The financial position of Panchayat Raj institutions (PRIs), more so Zilla Parishads in Telangana is quite dismal, given the findings of the pilot study done by the Centre for Economic and Social Studies (CESS).
Telangana’s first State Finance Commission headed by Chairman Rajesham Goud engaged the CESS for a status report on Panchayat Raj Institutions in the State and give suggestions to improve their revenue resources and make them self-reliant.
The two-month pilot study done by CESS in five erstwhile districts of Adilabad, Karimnagar, Warangal, Nalgonda and Ranga Reddy after interacting with ZP chairpersons, chief executive officers, mandal and gram panchayat (GP) representatives and cross section of citizens came out with data from the audited accounts of State that the own sources of revenue (tax and fees) of Zilla Parishads was quite meagre in the last four years from 2014-15 to 2017-18.
The CESS team covered 10 mandals, 20 gram panchayats and eight thandas in the five districts. The team would take about two more months to submit final report including the data sought by Finance Commission if the GPs are able to meet the expenditure on salaries, operation and maintenance of basic services and capital works from their own source of revenue.
The cross section of stakeholders suggested to the CESS team that zilla, mandal parishads should get adequate funds from the State government. Health, education, agriculture and irrigation, among others, should be directly managed by the PRIs and the per capita grant that was fixed 30 years ago should be revised.
No tax revenue
ZPs have no tax revenue. Non-tax revenue and fee constitute their own source of revenue. The assigned revenue i.e transfer of funds from Centre and State in the last four years for Ranga Reddy was about ₹117 crore — ₹29 crore a year — and about ₹18 crore a year to Adilabad ZP.

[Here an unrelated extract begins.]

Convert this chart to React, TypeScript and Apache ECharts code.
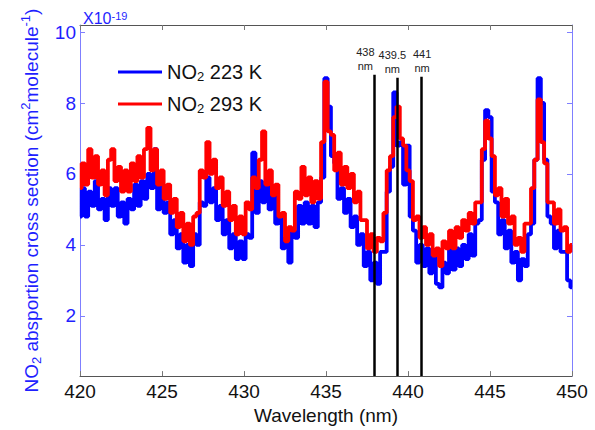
import React, { useEffect, useRef } from 'react';
import * as echarts from 'echarts';

// wavelength grid (nm): 420.0 .. 450.0 in 0.2 nm steps
const wlStart = 420;
const wlStep = 0.2;

// NO2 absorption cross section, x1e-19 cm^2/molecule
const no2_223K = [
  4.8, 5.6, 4.8, 5.5, 5.1, 5.8, 5.0, 5.3, 4.7, 5.6,
  5.1, 5.6, 4.8, 5.2, 4.6, 5.3, 5.0, 5.7, 5.1, 5.8,
  5.3, 6.0, 5.6, 6.7, 5.0, 5.7, 4.9, 5.2, 4.3, 4.7,
  3.9, 4.3, 3.5, 4.0, 3.4, 4.3, 4.0, 5.2, 5.1, 5.9,
  5.2, 5.6, 4.7, 5.1, 4.3, 4.7, 3.9, 4.3, 3.6, 4.1,
  3.6, 4.3, 4.2, 6.6, 4.9, 5.8, 5.2, 5.7, 5.0, 5.4,
  4.6, 4.8, 3.9, 4.2, 3.5, 4.4, 4.2, 5.1, 4.6, 5.2,
  4.6, 5.1, 4.5, 5.2, 5.9, 8.7, 7.9, 6.5, 6.3, 5.3,
  5.6, 4.9, 5.3, 4.5, 4.8, 4.0, 4.3, 3.4, 3.8, 3.0,
  3.5, 2.9, 3.8, 3.8, 5.5, 6.2, 8.3, 6.8, 6.9, 5.7,
  6.8, 4.8, 4.4, 3.5, 4.0, 3.4, 3.9, 3.2, 3.7, 2.9,
  2.8, 3.5, 3.2, 3.9, 3.3, 3.9, 3.4, 4.0, 3.6, 4.3,
  3.7, 4.6, 4.7, 6.4, 7.8, 7.6, 5.5, 5.2, 4.3, 4.7,
  3.9, 4.4, 3.5, 3.8, 3.0, 3.6, 3.4, 4.3, 4.6, 6.4,
  8.7, 8.0, 6.4, 4.8, 4.6, 3.9, 4.4, 3.8, 3.8, 3.0,
  2.8,
];

const no2_293K = [
  5.6, 6.3, 5.7, 6.7, 5.9, 6.5, 5.7, 6.1, 5.4, 6.4,
  6.7, 5.8, 6.2, 5.5, 6.1, 5.5, 6.3, 5.8, 6.5, 5.9,
  6.7, 7.3, 6.1, 6.7, 5.7, 6.1, 5.3, 5.7, 4.9, 5.3,
  4.5, 4.9, 4.1, 4.6, 4.0, 4.8, 4.9, 6.1, 5.9, 6.9,
  6.0, 6.4, 5.6, 5.9, 5.1, 5.5, 4.7, 5.1, 4.3, 4.8,
  4.3, 5.2, 5.0, 5.9, 5.6, 6.4, 7.2, 5.7, 6.1, 5.4,
  5.7, 4.8, 4.9, 4.1, 4.5, 4.4, 5.5, 5.3, 6.2, 5.4,
  5.9, 5.2, 5.8, 5.3, 6.9, 8.6, 7.2, 7.1, 6.1, 6.6,
  5.7, 6.2, 5.6, 6.0, 5.2, 5.5, 4.7, 4.7, 3.9, 4.3,
  3.8, 4.2, 4.1, 4.9, 6.1, 6.5, 7.6, 7.9, 7.0, 6.8,
  6.1, 5.8, 4.7, 4.8, 4.2, 4.5, 4.0, 4.3, 3.7, 3.9,
  3.4, 4.1, 3.9, 4.4, 3.9, 4.5, 4.2, 4.7, 4.4, 4.9,
  4.6, 5.2, 5.2, 6.7, 7.5, 7.0, 6.5, 5.4, 5.6, 4.8,
  5.3, 4.6, 4.8, 4.0, 4.2, 3.8, 4.6, 4.6, 5.6, 6.4,
  8.1, 6.9, 6.3, 5.2, 5.2, 4.6, 5.0, 4.4, 4.5, 3.8,
  4.0,
];

const seriesNames = ['NO2 223 K', 'NO2 293 K'];

// marker lines
const markerWl = [437.95, 439.35, 440.8];
const markerTop = [8.8, 8.71, 8.74];
const markerLabels = ['438', '439.5', '441'];

const yTickValues = [2, 4, 6, 8, 10];

const FONT = 'Arial, "Liberation Sans", Helvetica, sans-serif';
const BLUE_TEXT = '#1f1fff';
const BLUE_AXIS = '#7f7fff';

export default function App() {
  const ref = useRef<HTMLDivElement>(null);

  useEffect(() => {
    if (!ref.current) return;
    const chart = echarts.init(ref.current, null, { renderer: 'svg' });
    const toPairs = (arr: number[]) =>
      arr.map((v, i) => [Number((wlStart + i * wlStep).toFixed(1)), v]);

    const xCommon = {
      type: 'value' as const,
      min: 420,
      max: 450,
      interval: 5,
      splitLine: { show: false },
      axisLine: { show: true, lineStyle: { color: '#555', width: 1 } },
      axisTick: { show: true, inside: true, length: 5, lineStyle: { color: '#777' } },
    };
    const yCommon = {
      type: 'value' as const,
      min: 0.3,
      max: 10.2,
      splitLine: { show: false },
      axisLine: { show: true, lineStyle: { color: BLUE_AXIS, width: 1 } },
      axisTick: {
        show: true,
        inside: true,
        length: 5,
        customValues: yTickValues,
        lineStyle: { color: BLUE_AXIS },
      },
    };

    const markerPadding = [
      [0, 18, 0, 0],
      [0, 10, 0, 0],
      [0, 0, 0, 2],
    ];

    const option: any = {
      animation: false,
      grid: { left: 80, right: 23, top: 25, bottom: 51, containLabel: false },
      xAxis: [
        {
          ...xCommon,
          position: 'bottom',
          axisLabel: { color: '#111', fontSize: 19, margin: 6, fontFamily: FONT },
          name: 'Wavelength (nm)',
          nameLocation: 'middle',
          nameGap: 27,
          nameTextStyle: { color: '#111', fontSize: 19, fontFamily: FONT },
        },
        {
          ...xCommon,
          position: 'top',
          axisLabel: { show: false },
        },
      ],
      yAxis: [
        {
          ...yCommon,
          position: 'left',
          axisLabel: {
            customValues: yTickValues,
            color: BLUE_TEXT,
            fontSize: 19,
            margin: 4,
            fontFamily: FONT,
          },
          name: 'NO{sub|2} absportion cross section (cm{sup|2}molecule{sup|-1})',
          nameLocation: 'middle',
          nameGap: 37,
          nameRotate: 90,
          nameTextStyle: {
            color: BLUE_TEXT,
            fontSize: 19,
            lineHeight: 24,
            fontFamily: FONT,
            rich: {
              sub: { fontSize: 13, lineHeight: 13, verticalAlign: 'bottom', color: BLUE_TEXT, fontFamily: FONT },
              sup: { fontSize: 13, lineHeight: 13, verticalAlign: 'top', color: BLUE_TEXT, fontFamily: FONT },
            },
          },
        },
        {
          ...yCommon,
          position: 'right',
          axisLabel: { show: false },
        },
      ],
      legend: {
        data: seriesNames,
        orient: 'vertical',
        left: 113,
        top: 56,
        icon: 'rect',
        itemWidth: 44,
        itemHeight: 3,
        itemGap: 10,
        formatter: (name: string) => name.replace('NO2', 'NO{sub|2}'),
        textStyle: {
          color: '#111',
          fontSize: 20,
          lineHeight: 22,
          fontFamily: FONT,
          rich: {
            sub: { fontSize: 13, lineHeight: 13, verticalAlign: 'bottom', color: '#111', fontFamily: FONT },
          },
        },
      },
      graphic: [
        {
          type: 'text',
          left: 83,
          top: 10,
          style: {
            text: 'X10{s|-19}',
            fill: BLUE_TEXT,
            fontSize: 16,
            fontFamily: FONT,
            rich: { s: { fontSize: 11, verticalAlign: 'top', fill: BLUE_TEXT, fontFamily: FONT } },
          },
        },
      ],
      series: [
        {
          name: seriesNames[0],
          type: 'line',
          step: 'middle',
          xAxisIndex: 0,
          yAxisIndex: 0,
          data: toPairs(no2_223K),
          symbol: 'none',
          showSymbol: false,
          color: '#0000ff',
          lineStyle: { color: '#0000ff', width: 3.8 },
          z: 2,
        },
        {
          name: seriesNames[1],
          type: 'line',
          step: 'middle',
          xAxisIndex: 0,
          yAxisIndex: 0,
          data: toPairs(no2_293K),
          symbol: 'none',
          showSymbol: false,
          color: '#ff0000',
          lineStyle: { color: '#ff0000', width: 3.8 },
          z: 3,
        },
        {
          name: 'markers',
          type: 'line',
          xAxisIndex: 0,
          yAxisIndex: 0,
          data: [],
          symbol: 'none',
          z: 4,
          markLine: {
            silent: true,
            animation: false,
            symbol: ['none', 'none'],
            lineStyle: { color: '#000', width: 2.5, type: 'solid' },
            data: markerWl.map((x, i) => {
              const label = {
                show: true,
                position: 'end',
                distance: 2,
                formatter: markerLabels[i] + '\nnm',
                color: '#222',
                fontSize: 11,
                lineHeight: 14,
                fontFamily: FONT,
                padding: markerPadding[i],
              };
              return [
                { coord: [x, 0.3], label },
                { coord: [x, markerTop[i]], label },
              ];
            }),
          },
        },
      ],
    };

    chart.setOption(option);
    return () => chart.dispose();
  }, []);

  return (
    <div
      ref={ref}
      style={{ position: 'fixed', left: 0, top: 0, width: 595, height: 430, background: '#fff' }}
    />
  );
}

Only Adilabad, thanks to sand seigniorage, has own revenue share of 5.1% of its total grants. The own source of revenue of ZPs should at least be 10% of assigned income, said Gopinath Reddy, professor in CESS, at a workshop on making rural local bodies finanically sound in Telangana. The GPs earn revenue through levy of house tax, water fees, birth and death certificate fees, income from leasing assets etc. But it is less than ₹1 lakh per year in 65% of the GPs in the five districts including NREGS funds. The house tax is the main source of tax revenue for GPs. The percentage of own revenue to total revenue of GPs accounts for 26% in Ranga Reddy, 28% in Warangal, 17% in Adilabad, 14% in Karimnagar and 8% in Nalgonda.
Mr.Rajesham Goud, Chairman of SFC said their endeavour was to make gram panchayats self-reliant even as State government made a budget allocation of ₹1,500 crore to rural local bodies and ₹1,000 crore to urban local bodies.
Member Secretary Suresh Chanda said that at present ZPs and mandal parishads have no source of income or responsibilities as all as the line departments were executing the works. The local bodies would become self governing units when 29 functions prescribed under Article 243 of Constitution were delegated to them. It was when local bodies have their own tax revenue and mandate to execute works with their functionaries, they would become accountable to people.